Anyone know of any good places to ride around the Conroe area? My family is taking a vacation on the lake for a few days and I was wondering if it would be worth taking my road bike.?


----------



## tdhood

Dunno about rides starting from Lake Conroe, but there's lots of popular routes within striking distance. My favorite is a pretty little 35 mile loop that starts/ends from Montgomery High School.

http://www.gmap-pedometer.com/?r=158065

Lots of scenery, a few hills to make it interesting, bike-friendly stops along the way & lots of route permutations to make a day of it.

If you're looking for an organized ride, you're close to The Woodlands (http://www.woodlandscycling.org), with their regular Saturday & Sunday rides.

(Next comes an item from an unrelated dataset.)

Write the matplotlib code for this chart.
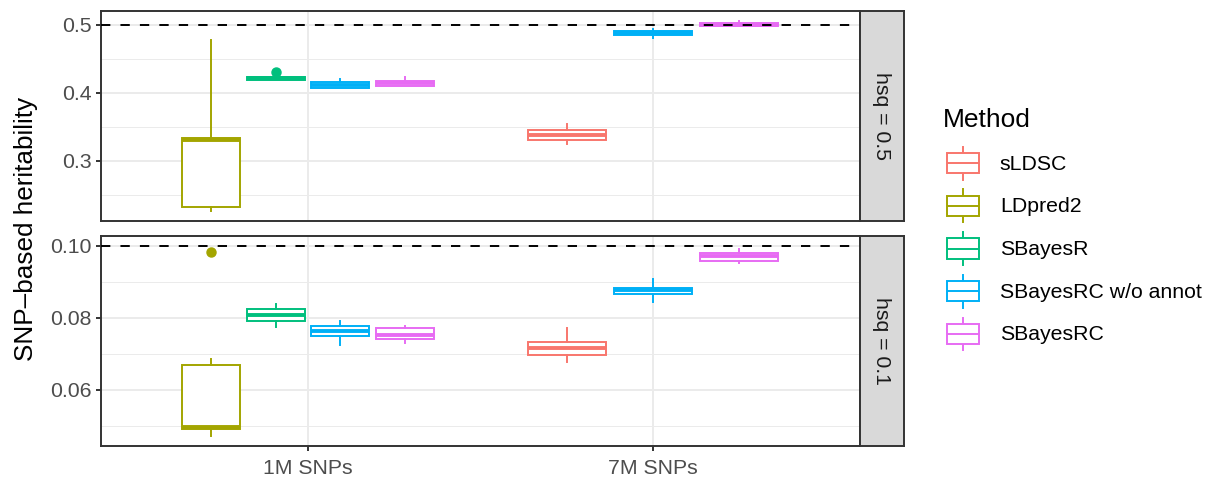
import matplotlib
matplotlib.use("Agg")
import matplotlib.pyplot as plt
from matplotlib.patches import Rectangle
from matplotlib.lines import Line2D
from matplotlib.legend_handler import HandlerBase

plt.rcParams['font.family'] = ['Liberation Sans', 'DejaVu Sans']

# ---- data -----------------------------------------------------------------
methods = ["sLDSC", "LDpred2", "SBayesR", "SBayesRC w/o annot", "SBayesRC"]
method_colors = ["#F8766D", "#A3A500", "#00BF7D", "#00B0F6", "#E76BF3"]
snp_sets = ["1M SNPs", "7M SNPs"]
panel_labels = ["hsq = 0.5", "hsq = 0.1"]
true_hsq = [0.5, 0.1]

# method / SNP-set combinations that were run (same for both simulations)
box_snp = ["1M SNPs", "1M SNPs", "1M SNPs", "1M SNPs",
           "7M SNPs", "7M SNPs", "7M SNPs"]
box_method = ["LDpred2", "SBayesR", "SBayesRC w/o annot", "SBayesRC",
              "sLDSC", "SBayesRC w/o annot", "SBayesRC"]

# box summaries, hsq = 0.5
h05_whislo = [0.2260, 0.4185, 0.4073, 0.4098, 0.3244, 0.4808, 0.4975]
h05_q1     = [0.2325, 0.4188, 0.4076, 0.4100, 0.3302, 0.4850, 0.4976]
h05_med    = [0.3310, 0.4212, 0.4114, 0.4139, 0.3380, 0.4874, 0.5000]
h05_q3     = [0.3340, 0.4236, 0.4152, 0.4177, 0.3457, 0.4898, 0.5024]
h05_whishi = [0.4775, 0.4240, 0.4197, 0.4226, 0.3540, 0.4930, 0.5058]
h05_fliers = [[], [0.4305], [], [], [], [], []]

# box summaries, hsq = 0.1
h01_whislo = [0.0471, 0.07745, 0.07252, 0.0730, 0.06767, 0.0844, 0.0952]
h01_q1     = [0.0491, 0.07900, 0.07507, 0.0740, 0.06978, 0.0865, 0.0957]
h01_med    = [0.0497, 0.08064, 0.07636, 0.07526, 0.07170, 0.0878, 0.0972]
h01_q3     = [0.0668, 0.08228, 0.07773, 0.07718, 0.07324, 0.0883, 0.0980]
h01_whishi = [0.0687, 0.08375, 0.07910, 0.0778, 0.07726, 0.0906, 0.0990]
h01_fliers = [[0.0983], [], [], [], [], [], []]

panel_stats = [
    (h05_whislo, h05_q1, h05_med, h05_q3, h05_whishi, h05_fliers),
    (h01_whislo, h01_q1, h01_med, h01_q3, h01_whishi, h01_fliers),
]
major_ticks = [[0.3, 0.4, 0.5], [0.06, 0.08, 0.10]]
minor_ticks = [[0.25, 0.35, 0.45], [0.05, 0.07, 0.09]]
tick_fmt = ["{:.1f}", "{:.2f}"]

# ---- style ----------------------------------------------------------------
W, H = 1220, 484
LW = 1.4
GRID = "#EBEBEB"
DARK = "#333333"
TICKTXT = "#4D4D4D"
FS = 15.3

fig = plt.figure(figsize=(W / 100, H / 100), dpi=100)


def fx(px):
    return px / W


def fy(py):
    return 1 - py / H


panel_rows = [(11, 221), (236, 446)]
px_left, px_right = 101, 860
strip_right = 904
color_of = dict(zip(methods, method_colors))

# dodge positions: boxes present in each SNP set share a 0.75-wide slot
positions, widths = [], []
for s, m in zip(box_snp, box_method):
    i = snp_sets.index(s)
    present = [mm for mm in methods
               if any(bs == s and bm == mm for bs, bm in zip(box_snp, box_method))]
    k = len(present)
    slot = 0.75 / k
    j = present.index(m)
    positions.append(i + 1 + (j - (k - 1) / 2) * slot)
    widths.append(slot * 0.9)

for p, (top, bot) in enumerate(panel_rows):
    ax = fig.add_axes([fx(px_left), fy(bot), fx(px_right - px_left),
                       (bot - top) / H])
    whislo, q1, med, q3, whishi, fliers = panel_stats[p]

    lo = min(whislo)
    hi = max(max(whishi), max(max(f) if f else 0 for f in fliers), true_hsq[p])
    pad = 0.05 * (hi - lo)
    ax.set_ylim(lo - pad, hi + pad)
    ax.set_xlim(0.4, 2.6)

    ax.set_axisbelow(True)
    ax.set_yticks(major_ticks[p])
    ax.set_yticks(minor_ticks[p], minor=True)
    ax.set_yticklabels([tick_fmt[p].format(v) for v in major_ticks[p]])
    ax.set_xticks([1, 2])
    ax.grid(True, which="major", color=GRID, lw=LW)
    ax.grid(True, which="minor", axis="y", color=GRID, lw=LW / 2)

    for b in range(len(box_method)):
        c = color_of[box_method[b]]
        st = dict(whislo=whislo[b], q1=q1[b], med=med[b], q3=q3[b],
                  whishi=whishi[b], fliers=fliers[b])
        ax.bxp([st], positions=[positions[b]], widths=[widths[b]],
               patch_artist=True, showcaps=False, manage_ticks=False,
               boxprops=dict(facecolor="white", edgecolor=c, linewidth=LW),
               whiskerprops=dict(color=c, linewidth=LW),
               medianprops=dict(color=c, linewidth=2 * LW,
                                solid_capstyle="butt"),
               flierprops=dict(marker="o", markerfacecolor=c,
                               markeredgecolor=c, markersize=6.5))

    ax.axhline(true_hsq[p], color="black", lw=LW, ls=(0, (4.8, 5.2)),
               zorder=5)

    for sp in ax.spines.values():
        sp.set_color(DARK)
        sp.set_linewidth(LW)
    ax.tick_params(axis="y", which="major", direction="out", length=3.5,
                   width=LW, color=DARK, labelcolor=TICKTXT, labelsize=FS,
                   pad=3.5)
    ax.tick_params(axis="y", which="minor", length=0)
    if p == 0:
        ax.tick_params(axis="x", length=0, labelbottom=False)
    else:
        ax.set_xticklabels(snp_sets)
        ax.tick_params(axis="x", direction="out", length=3.5, width=LW,
                       color=DARK, labelcolor=TICKTXT, labelsize=FS, pad=6)

    # facet strip on the right
    sax = fig.add_axes([fx(px_right), fy(bot), fx(strip_right - px_right),
                        (bot - top) / H])
    sax.set_facecolor("#D9D9D9")
    sax.set_xticks([])
    sax.set_yticks([])
    for sp in sax.spines.values():
        sp.set_color(DARK)
        sp.set_linewidth(LW)
    sax.text(0.5, 0.5, panel_labels[p], rotation=-90, ha="center",
             va="center", fontsize=FS, color="#1A1A1A",
             transform=sax.transAxes)

fig.text(fx(26), fy((11 + 446) / 2), "SNP\u2013based heritability",
         rotation=90, ha="center", va="center", fontsize=18.8, color="black")


# ---- legend ---------------------------------------------------------------
class BoxKey(HandlerBase):
    def create_artists(self, legend, orig_handle, xdescent, ydescent,
                       width, height, fontsize, trans):
        c = orig_handle.get_color()
        x0, y0 = -xdescent, -ydescent
        xm = x0 + 0.5 * width
        arts = [
            Line2D([xm, xm], [y0 + 0.1 * height, y0 + 0.25 * height],
                   color=c, lw=LW, transform=trans),
            Line2D([xm, xm], [y0 + 0.75 * height, y0 + 0.9 * height],
                   color=c, lw=LW, transform=trans),
            Rectangle((x0 + 0.125 * width, y0 + 0.25 * height),
                      0.75 * width, 0.5 * height, facecolor="white",
                      edgecolor=c, lw=LW, transform=trans),
            Line2D([x0 + 0.125 * width, x0 + 0.875 * width],
                   [y0 + 0.5 * height] * 2, color=c, lw=LW,
                   solid_capstyle="butt", transform=trans),
        ]
        return arts


handles = [Line2D([], [], color=c) for c in method_colors]
fig.text(fx(943), fy(127), "Method", fontsize=19, ha="left",
         va="baseline", color="black")
fig.legend(handles, methods, handler_map={Line2D: BoxKey()},
           loc="upper left", bbox_to_anchor=(fx(942), fy(142.7)),
           frameon=False, fontsize=FS, handlelength=2.0, handleheight=2.59,
           labelspacing=0.08, handletextpad=0.72, borderpad=0,
           borderaxespad=0)

fig.savefig("out.png", dpi=100)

Bring sunscreen & Deep Woods Off.

tdh


----------



## Schneiderguy

I live in Huntsville which is 30 min. north of Conroe. The Woodlands Cycling Club has weekday and week end race hammer head rides, weekend fast social rides(17-19 mph I think) and social rides. The web site is www.woodlandscycling.org-if this is not correct a search engine will pull it up. There are lots of farm to market roads, traffic is not heavy, but here is little to no shoulder. I ride these a lot. I would be careful about riding roads near the lake especially on weekends unless there is a good shoulder. We specialize in Red Necks in big trucks drinking beer all weekend. The boaters on the lake kill one another off with regularity! You may have to drive somewhere to start. If you don't want a group and you want hills, drive up I.S. 45 past Willis to Shepard Hill Road, exit and cross over the highway. Park and ride north to Huntsville and back. Very little to no traffic and lots of good hills


----------



## txgal

Thanks for all your input, I'm heading out there on the 12th. If you happen to see a girl on a blue specialized roubaix, a guy on a blue kona road bike, and a guy on a blue/silver trek 2300 looking very lost, that's probably my family.


----------



## hollowlegs99

*Montgomery HS Rides*

Hey TS, I work at Bentwater CC. I'm interested in riding the Montgomery HS ride anytime.


----------